Thursday, August 25, 2011

Vertigo

Hitchcock's Vertigo is one of the cleverest, most intriguing movies I've ever seen with really unanticipated reversals in the course of the film. The first half is supernatural thriller (I had to watch the movie in a small window on my laptop so that I wouldn't get too scared); I would say that the whole thing is a psychological thriller. Scottie (Jimmy Stewert) is a police detective who quits the force after he suddenly gets vertigo while chasing a criminal across some rooftops. An old friend, Gavin Elster, asks Scottie to follow his wife, as he maintains that she is being possessed by the spirit of her great-grandmother, Carlotta Valdes, who killed herself at 26 years old, after her lover left her and took their child. Scottie applies his detective's mind to the supernatural mystery and tries to help Elster's wife, Madeleine, falling in love in with her in the process. He takes Madeleine to a mission that she describes, where she climbs up the steps to the tower and throws herself off. Because of his vertigo, he's unable to stop her.

In addition to Madeleine, Scottie's love interest, there's another woman in the film: Midge. Midge is Scottie's ex-fiance (Scottie says that Midge dumped him in college). Midge is very much the friend--she's a glasses-wearing career woman (when she draws herself as Carlotta in a big gown, her no nonsense haircut and glasses look entirely anachronistic). Her career drawing brassieres only draws more attention to her lack of sexuality--and the brassieres she draws are very modern--one works on the principle of cantilevers, as she tells Scottie. Here we see a contrast between modernity and an imagined romantic past, signified by Midge and Madeleine, by friendship and romantic love.

This sounds like the whole movie, but it's just the first half! In the second half, Scottie meets a woman, Judy, who reminds him of Madeleine. They begin to date, and he tries to reform her in Madeleine's image. The film ends back at the same mission where Madeleine died, with a nun startling Judy, who falls from the tower.

The film asks us to consider the relationship between play acting and reality. Judy plays Madeleine for Scottie. Scottie forces her to dress and dye her hair like Madeleine. Because Judy loves him, she does this. Instead of loving the woman in front of him, Scottie attempts to change Judy. Scottie is possessed by Madeleine in the same way that Madeleine was possessed by Carlotta.

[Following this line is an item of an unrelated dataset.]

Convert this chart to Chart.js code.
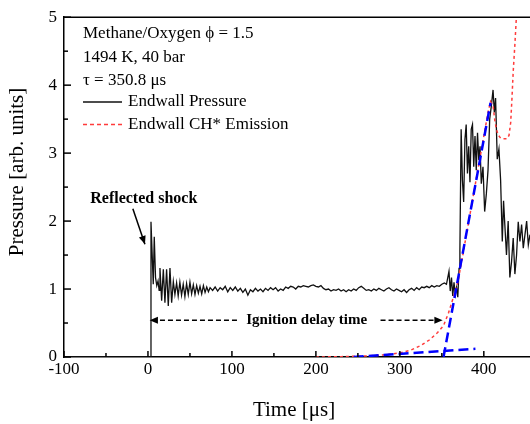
<!DOCTYPE html>
<html>
<head>
<meta charset="utf-8">
<script src="https://cdn.jsdelivr.net/npm/chart.js@4.4.0/dist/chart.umd.min.js"></script>
<style>
  body { margin: 0; background: #fff; }
  #wrap { width: 530px; height: 424px; }
</style>
</head>
<body>
<div id="wrap"><canvas id="myChart" width="530" height="424"></canvas></div>
<script>
// endwall pressure, time in us
const pressureTime = [-100, 3, 3.6, 6.3, 7.5, 9, 10.5, 12, 13.3, 14.3, 16.3, 18.3, 20.2, 22.2, 24.2, 26.2, 28.2, 30.2, 32.1, 34.1,
  36, 38, 40, 42, 44, 46, 48, 50, 52, 54, 56, 58, 60, 62, 64, 66, 68, 70, 72, 74,
  77, 80, 83, 86, 89, 92, 95, 98, 101, 104, 107, 110, 113, 116, 119, 122, 125, 128, 131, 134,
  137, 140, 143, 146, 149, 152, 155, 158, 161, 164, 167, 170, 173, 176, 179, 182, 185, 188, 191, 194,
  197, 200, 203, 206, 209, 212, 215, 218, 221, 224, 227, 230, 233, 236, 239, 242, 245, 248, 251, 254,
  257, 260, 263, 266, 269, 272, 275, 278, 281, 284, 287, 290, 293, 296, 299, 302, 305, 308, 311, 314,
  317, 320, 323, 326, 329, 332, 335, 338, 341, 344, 347, 350, 353, 355.5, 358.5, 360, 361.5, 363, 364.5, 366,
  367.5, 369, 370.5, 371.5, 373, 374.5, 376, 377.5, 379, 380.5, 382, 383.5, 385, 386.5, 388, 389.5, 391, 392.5, 394, 395.5,
  397, 399, 401, 403, 405, 407, 409, 411, 412.5, 414, 416, 418, 420, 422, 423.5, 425, 427, 429, 431, 433,
  435, 437, 439, 441, 443, 445, 447, 449, 451, 453, 455];
const pressureValue = [0, 0, 1.99, 1.07, 1.77, 1.17, 1.05, 1.12, 0.98, 1.31, 0.83, 1.29, 0.8, 1.29, 0.75, 1.31, 0.8, 1.11, 0.92, 1.09,
  0.9, 1.1, 0.91, 1.07, 0.89, 1.08, 0.92, 1.1, 0.93, 1.06, 0.92, 1.05, 0.94, 1.04, 0.93, 1.05, 0.95, 1.03, 0.96, 1.02,
  0.98, 1.03, 0.97, 1.02, 0.99, 1.04, 0.96, 1.02, 0.98, 1.03, 0.97, 1.01, 0.95, 1.0, 0.91, 0.99, 0.96, 1.01, 0.97, 1.0,
  0.96, 1.01, 0.98, 1.02, 0.99, 1.02, 0.97, 1.0, 0.98, 1.03, 1.01, 1.04, 1.03, 1.0, 1.04, 1.03, 1.05, 1.04, 1.03, 1.05,
  1.06, 1.04, 1.03, 1.05, 1.01, 0.99, 1.0, 0.97, 0.99, 0.98, 1.0, 0.97, 0.99, 0.96, 0.99, 0.97, 1.0, 0.98, 1.02, 1.04,
  1.01, 0.98, 0.99, 0.97, 1.0, 0.98, 1.01, 0.99, 0.97, 1.0, 1.02, 0.99, 0.97, 1.0, 0.98, 0.96, 0.99, 0.95, 0.99, 1.01,
  0.98, 1.02, 0.99, 1.03, 1.02, 1.04, 1.02, 1.05, 1.03, 1.05, 1.04, 1.07, 1.09, 1.07, 1.26, 0.97, 1.17, 0.9, 1.1, 0.92,
  1.02, 0.88, 1.3, 1.56, 3.35, 2.6, 2.28, 3.2, 3.42, 2.7, 3.1, 2.57, 3.35, 3.42, 2.8, 3.25, 2.75, 3.3, 2.9, 3.1,
  2.55, 2.8, 2.14, 2.4, 2.75, 3.5, 3.7, 3.93, 3.6, 3.81, 2.91, 3.06, 2.6, 1.7, 2.3, 1.95, 1.5, 2.0, 1.17, 1.4,
  1.75, 1.22, 1.5, 1.99, 1.7, 1.95, 1.6, 1.8, 2.0, 1.65, 1.8];

// endwall CH* emission
const chTime = [200, 230, 260, 280, 300, 313, 325, 335, 345, 352, 358, 363, 369, 375, 380, 385, 390, 395, 400, 405,
  408, 411, 413, 415, 417, 420, 423, 427, 430, 432, 433.5, 435, 437, 439, 441];
const chValue = [0, 0.005, 0.015, 0.03, 0.06, 0.1, 0.17, 0.25, 0.36, 0.46, 0.65, 0.85, 1.1, 1.5, 1.85, 2.2, 2.55, 2.9, 3.25, 3.6,
  3.76, 3.7, 3.49, 3.35, 3.27, 3.22, 3.21, 3.21, 3.26, 3.45, 3.8, 4.2, 4.6, 5.05, 5.4];

// tangent lines used for the ignition delay
const riseTime = [352, 408];
const riseValue = [0, 3.74];
const baseTime = [245, 390];
const baseValue = [0, 0.12];

const xMajor = [-100, 0, 100, 200, 300, 400];
const yMajor = [0, 1, 2, 3, 4, 5];
const headerLines = ["Methane/Oxygen ϕ = 1.5", "1494 K, 40 bar", "τ = 350.8 μs"];
const seriesNames = ["Endwall Pressure", "Endwall CH* Emission"];

const serif = "'Liberation Serif', 'Times New Roman', serif";
const pairs = (xs, ys) => xs.map((x, i) => ({ x: x, y: ys[i] }));

function arrowHead(ctx, x1, y1, x2, y2, size) {
  const a = Math.atan2(y2 - y1, x2 - x1);
  ctx.beginPath();
  ctx.moveTo(x2, y2);
  ctx.lineTo(x2 - size * Math.cos(a - 0.4), y2 - size * Math.sin(a - 0.4));
  ctx.lineTo(x2 - size * Math.cos(a + 0.4), y2 - size * Math.sin(a + 0.4));
  ctx.closePath();
  ctx.fill();
}

const extras = {
  id: 'extras',
  afterDraw(chart) {
    const ctx = chart.ctx;
    const a = chart.chartArea;
    const x = chart.scales.x, y = chart.scales.y;
    ctx.save();
    ctx.strokeStyle = '#000';
    ctx.fillStyle = '#000';
    ctx.lineWidth = 1.5;

    // top frame
    ctx.beginPath();
    ctx.moveTo(a.left, a.top);
    ctx.lineTo(a.right, a.top);
    ctx.stroke();

    // inward ticks
    x.ticks.forEach(t => {
      const px = x.getPixelForValue(t.value);
      const len = xMajor.includes(t.value) ? 6 : 4;
      ctx.beginPath();
      ctx.moveTo(px, a.bottom);
      ctx.lineTo(px, a.bottom - len);
      ctx.stroke();
    });
    y.ticks.forEach(t => {
      const py = y.getPixelForValue(t.value);
      const len = yMajor.includes(t.value) ? 7 : 4;
      ctx.beginPath();
      ctx.moveTo(a.left, py);
      ctx.lineTo(a.left + len, py);
      ctx.stroke();
    });

    // axis titles
    ctx.font = '21px ' + serif;
    ctx.textAlign = 'center';
    ctx.textBaseline = 'middle';
    ctx.fillText('Time [μs]', 294, 410);
    ctx.save();
    ctx.translate(17, 172);
    ctx.rotate(-Math.PI / 2);
    ctx.fillText('Pressure [arb. units]', 0, 0);
    ctx.restore();

    // header + legend
    ctx.font = '17px ' + serif;
    ctx.textAlign = 'left';
    const lx = a.left + 19;
    headerLines.forEach((s, i) => ctx.fillText(s, lx, 34 + i * 23.5));
    const ds = chart.data.datasets;
    [ds[2], ds[1]].forEach((d, i) => {
      const ly = 102 + i * 22.5;
      ctx.save();
      ctx.strokeStyle = d.borderColor;
      ctx.lineWidth = 1.3;
      ctx.setLineDash(i === 0 ? [] : [4, 3]);
      ctx.beginPath();
      ctx.moveTo(lx, ly);
      ctx.lineTo(lx + 39, ly);
      ctx.stroke();
      ctx.restore();
      ctx.fillText(seriesNames[i], lx + 45, ly);
    });

    // reflected shock note
    ctx.font = 'bold 16px ' + serif;
    ctx.textAlign = 'center';
    ctx.fillText('Reflected shock', x.getPixelForValue(-5), y.getPixelForValue(2.33));
    const ax1 = x.getPixelForValue(-18), ay1 = y.getPixelForValue(2.18);
    const ax2 = x.getPixelForValue(-3.6), ay2 = y.getPixelForValue(1.66);
    ctx.lineWidth = 1.5;
    ctx.beginPath();
    ctx.moveTo(ax1, ay1);
    ctx.lineTo(ax2, ay2);
    ctx.stroke();
    arrowHead(ctx, ax1, ay1, ax2, ay2, 9);

    // ignition delay double arrow
    const iy = y.getPixelForValue(0.54);
    ctx.font = 'bold 15px ' + serif;
    ctx.fillText('Ignition delay time', x.getPixelForValue(189), iy);
    const l0 = x.getPixelForValue(2), l1 = x.getPixelForValue(106);
    const r0 = x.getPixelForValue(277), r1 = x.getPixelForValue(351);
    ctx.setLineDash([5, 3]);
    ctx.beginPath();
    ctx.moveTo(l1, iy); ctx.lineTo(l0 + 6, iy);
    ctx.moveTo(r0, iy); ctx.lineTo(r1 - 6, iy);
    ctx.stroke();
    ctx.setLineDash([]);
    arrowHead(ctx, l1, iy, l0, iy, 9);
    arrowHead(ctx, r0, iy, r1, iy, 9);
    ctx.restore();
  }
};

const config = {
  type: 'line',
  data: {
    datasets: [
      { label: 'rise', data: pairs(riseTime, riseValue), borderColor: '#0000ff', borderWidth: 2.5,
        borderDash: [10, 5], pointRadius: 0, order: 0 },
      { label: seriesNames[1], data: pairs(chTime, chValue), borderColor: '#ff3b3b', borderWidth: 1.5,
        borderDash: [3, 3], pointRadius: 0, order: 1 },
      { label: seriesNames[0], data: pairs(pressureTime, pressureValue), borderColor: '#111', borderWidth: 1.3,
        pointRadius: 0, order: 2 },
      { label: 'base', data: pairs(baseTime, baseValue), borderColor: '#0000ff', borderWidth: 2.5,
        borderDash: [10, 5], pointRadius: 0, order: 0 }
    ]
  },
  options: {
    responsive: false,
    animation: false,
    layout: { padding: { top: 13, left: 0, right: 0, bottom: 0 } },
    plugins: { legend: { display: false }, tooltip: { enabled: false } },
    scales: {
      x: {
        type: 'linear', min: -100, max: 455,
        grid: { display: false, drawTicks: false },
        border: { display: true, color: '#000', width: 1.5 },
        ticks: {
          stepSize: 50, autoSkip: false, maxRotation: 0, padding: 2, color: '#000',
          font: { family: serif, size: 17 },
          callback: v => xMajor.includes(v) ? String(v) : ''
        },
        afterBuildTicks: s => { s.ticks = s.ticks.filter(t => t.value % 50 === 0); },
        afterFit: s => { s.height = 67; }
      },
      y: {
        min: 0, max: 5,
        grid: { display: false, drawTicks: false },
        border: { display: true, color: '#000', width: 1.5 },
        ticks: {
          stepSize: 0.5, autoSkip: false, padding: 7, color: '#000',
          font: { family: serif, size: 17 },
          callback: v => yMajor.includes(v) ? String(v) : ''
        },
        afterFit: s => { s.width = 64; }
      }
    }
  },
  plugins: [extras]
};

const myChart = new Chart(document.getElementById('myChart'), config);
</script>
</body>
</html>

Not till the end of the film, is he free of Madeleine and Judy and Carlotta's power over him, and, at the same time, of his vertigo. He is ever the detective--continually compelled to seek the truth in the midst of myths. He seeks order. To help him find order, twice he attempts to recreate the past--and twice, this attempt to recreate the past at the mission leads to tragedy.

Scottie's search for order and truth is accompanied by a search for freedom, a search that we see from the beginning of the film when he looks forward to getting a corset off (which he needed due to his accident on the roof): "I shall be a free man. I shall wiggle my behind ... free and unconfined" (I am quoting from a draft of the screenplay found here).

At one point, Scottie says, "There's an answer for everything." This sums up his almost scientific approach to detective work. It's sort of ironic--there is an answer to Madeleine's problems; in fact, there's a non-supernatural answer. On the other hand, it is Scottie's drive to find an answer to absolutely everything that results in Judy's accidental death--there isn't an answer for that! Scottie's scientific approach is shown throughout the film--he wants to overcome his vertigo himself, step by step on a stepladder. He wills himself up the steps at the end of the film. Midge visits him when he's in the hospital after Madeleine's death--she tells the doctor that Mozart won't fix him. His first response to Gavin's story about his wife's possession is that she should be taken to a doctor and so should he for believing it. The question of the relationship of science to the supernatural is repeated throughout the movie. At one point Gavin calls Scottie a cold Scot. The fact of the matter is that Scottie softens to the possibility of supernatural involvement. And yet, it seems his desire for order doesn't soften enough.

The setting in San Francisco is also interesting. Both Gavin and Scottie long for a San Francisco that is now gone. Gavin describes Madeleine as fascinated by San Francisco--as exploring it with great wonder until it possessed her. Pop Leibel, who knows lots about San Francisco history, describes the myth of Carlotta, who was originally from a small mission settlement south of the city. A man, Ives, takes her and builds her a grand house, and they have a child:

He kept the child and threw her away. Men could do that in those days. They had the power ... and the freedom. And she became the Sad Carlotta.

Here we see commentary on the corrupting power of the city. Both Madeleine and Carlotta were previously innocent, but the evil of the city corrupted them. And it is the old San Francisco that attracts both Scottie and Elster.



Something that must be mentioned: Vertigo plays a lot with color. Red for Scottie; green for Madeleine/Judy. This translates into some pretty great green dresses/suits in the course of the film!